[286] Although this remark seems to refer to the Baron de Beauvais, capitaine des chasses, to whom the king had given the right of selling the briars and brambles growing on the road to Versailles, the portrait of Ergastus alludes to those men who were for ever advising to tax articles not already imposed, and by whom France became finally ruined.

[287] Berrier, one of the secretaries of Colbert, is said to have been the original of Crito.

[288] This is generally believed to refer to de Pontchartrain, mentioned before, who, for some time, was very pious.

[289] See page [136], note 266.

[290] The old English translations of the “Characters” say this is an allusion to M. Fouquet (1615-1680), surintendant des finances, who, kept in prison by Louis XIV. for more than twenty years, had a great many friends and partisans when in prosperity, but they nearly all turned against him in his adversity.

[291] The desire to make oneʼs fortune was so great, that at that time, even at court, it was customary to take money from forgers and scoundrels; thus the Count de Grammont drew about fifty thousand livres from a peculator, and the wife of the son of the king of France received as a present from Louis XIV. the estate of a prisoner who had committed suicide in the Bastile, which was thought to be worth a great deal of money. A similar custom existed also at the courts of Charles II. and James II.; and William Penn was even accused of having become an agent for the maids-of-honour of the court, and of obtaining pardons for a pecuniary consideration, but it is now generally admitted it was another Penn who acted thus.

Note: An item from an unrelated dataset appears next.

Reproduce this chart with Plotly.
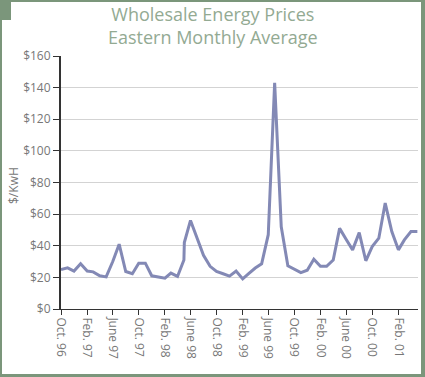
import plotly.graph_objects as go

# ---- data ----
dates = [
    "1996-10-01", "1996-11-01", "1996-12-01", "1997-01-01", "1997-02-01", "1997-03-01",
    "1997-04-01", "1997-05-01", "1997-06-01", "1997-07-01", "1997-08-01", "1997-09-01",
    "1997-10-01", "1997-11-01", "1997-12-01", "1998-01-01", "1998-02-01", "1998-03-01",
    "1998-04-01", "1998-05-01", "1998-05-03", "1998-06-01", "1998-07-01", "1998-08-01",
    "1998-09-01", "1998-10-01", "1998-11-01", "1998-12-01", "1999-01-01", "1999-02-01",
    "1999-03-01", "1999-04-01", "1999-05-01", "1999-06-01", "1999-07-01", "1999-08-01",
    "1999-09-01", "1999-10-01", "1999-11-01", "1999-12-01", "2000-01-01", "2000-02-01",
    "2000-03-01", "2000-04-01", "2000-05-01", "2000-06-01", "2000-07-01", "2000-08-01",
    "2000-09-01", "2000-10-01", "2000-11-01", "2000-12-01", "2001-01-01", "2001-02-01",
    "2001-03-01", "2001-04-01", "2001-05-01",
]
prices = [
    25, 26, 24, 28.6, 24, 23.5,
    21, 20.3, 30, 41, 23.7, 22.3,
    29, 29, 21, 20.4, 19.5, 22.7,
    20.6, 31, 42, 56, 45, 34,
    27, 23.7, 22.3, 20.8, 24, 19,
    22.3, 25.9, 28.6, 47, 143, 52,
    27.3, 25, 23, 24.5, 31.5, 27,
    27, 31, 51, 44, 37.4, 48.3,
    30.5, 39.5, 44.8, 67, 49, 37.4,
    43.7, 49, 49,
]
tick_dates = [
    "1996-10-01", "1997-02-01", "1997-06-01", "1997-10-01", "1998-02-01", "1998-06-01",
    "1998-10-01", "1999-02-01", "1999-06-01", "1999-10-01", "2000-02-01", "2000-06-01",
    "2000-10-01", "2001-02-01",
]
tick_labels = [
    "Oct. 96", "Feb. 97", "June 97", "Oct. 97", "Feb. 98", "June 98",
    "Oct. 98", "Feb. 99", "June 99", "Oct. 99", "Feb. 00", "June 00",
    "Oct. 00", "Feb. 01",
]
y_ticks = [0, 20, 40, 60, 80, 100, 120, 140, 160]
y_tick_labels = ["$0", "$20", "$40", "$60", "$80", "$100", "$120", "$140", "$160"]

# ---- layout geometry ----
W, H = 425, 377
L, R, T, B = 61, 7, 56, 68
PW, PH = W - L - R, H - T - B

def px(x):
    return (x - L) / PW

def py(y):
    return (H - B - y) / PH

GREEN = "#7b967b"
TITLE = "#93aa93"
GRAY = "#777777"

fig = go.Figure()
fig.add_trace(go.Scatter(
    x=dates, y=prices, mode="lines",
    line=dict(color="#8389b5", width=3),
    hoverinfo="skip",
))

shapes = []
for (x0, y0, x1, y1) in [(0, 0, W, 2), (0, 0, 2, H), (W - 4, 0, W, H), (0, H - 3, W, H), (0, 0, 11, 20)]:
    shapes.append(dict(type="rect", xref="paper", yref="paper",
                       x0=px(x0), x1=px(x1), y0=py(y1), y1=py(y0),
                       fillcolor=GREEN, line=dict(width=0), layer="above"))

annotations = [
    dict(text="Wholesale Energy Prices<br>Eastern Monthly Average", xref="paper", yref="paper",
         x=px(213), y=py(25), xanchor="center", yanchor="middle", showarrow=False,
         font=dict(family="Open Sans", size=18, color=TITLE)),
    dict(text="$/KwH", xref="paper", yref="paper",
         x=px(14), y=py(186), xanchor="center", yanchor="middle", showarrow=False,
         textangle=-90, font=dict(family="Open Sans", size=12, color=GRAY)),
]

fig.update_layout(
    width=W, height=H,
    margin=dict(l=L, r=R, t=T, b=B, pad=0),
    paper_bgcolor="white", plot_bgcolor="white",
    showlegend=False,
    shapes=shapes,
    annotations=annotations,
    font=dict(family="Open Sans", size=12, color=GRAY),
    xaxis=dict(
        type="date", range=["1996-10-01", "2001-05-04"],
        tickmode="array", tickvals=tick_dates, ticktext=tick_labels,
        tickangle=90, ticks="outside", ticklen=5, tickcolor="#333",
        showline=True, linecolor="#333", linewidth=1,
        showgrid=False, zeroline=False, automargin=False,
        tickfont=dict(family="Open Sans", size=12, color=GRAY),
    ),
    yaxis=dict(
        range=[0, 160], tickmode="array", tickvals=y_ticks, ticktext=y_tick_labels,
        ticks="outside", ticklen=6, tickcolor="#333",
        showline=True, linecolor="#333", linewidth=2,
        showgrid=True, gridcolor="#d3d3d3", gridwidth=1, zeroline=False, automargin=False,
        tickfont=dict(family="Open Sans", size=12, color=GRAY),
    ),
)

fig.write_html(
    "out.html",
    config={"displayModeBar": False, "staticPlot": True},
    post_script="document.body.style.margin='0';document.body.style.padding='0';document.body.style.overflow='hidden';",
)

[292] The “Keys” think that either Nicholas dʼOrville, the confidant of Louis XIV. and Mdlle. de la Vallière, and royal treasurer at Orléans, or Boucherat, chancelier de France, and a perfect noodle, according to St. Simonʼs Mémoires, were alluded to as the “weak-minded men.”

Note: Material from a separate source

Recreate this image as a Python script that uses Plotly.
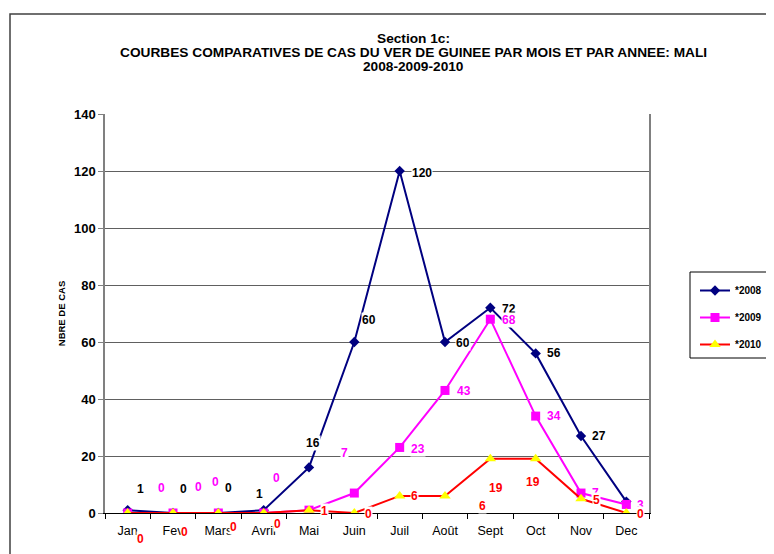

[293] See page [43], note 121.

[294] A few of the “Keys” give Racine the poet as the original of such a man, but this is very unlikely, for Racine was a friend of our author, and, moreover, had acquired more glory than riches.

[295] Some commentators think that the Marquis de Seignelay, the eldest son of Colbert, is meant here; for after his death, which took place when he was only thirty-nine years old, he is said to have left five millions livres debts; others pretend he left a capital large enough to yield a yearly income of four hundred thousand francs.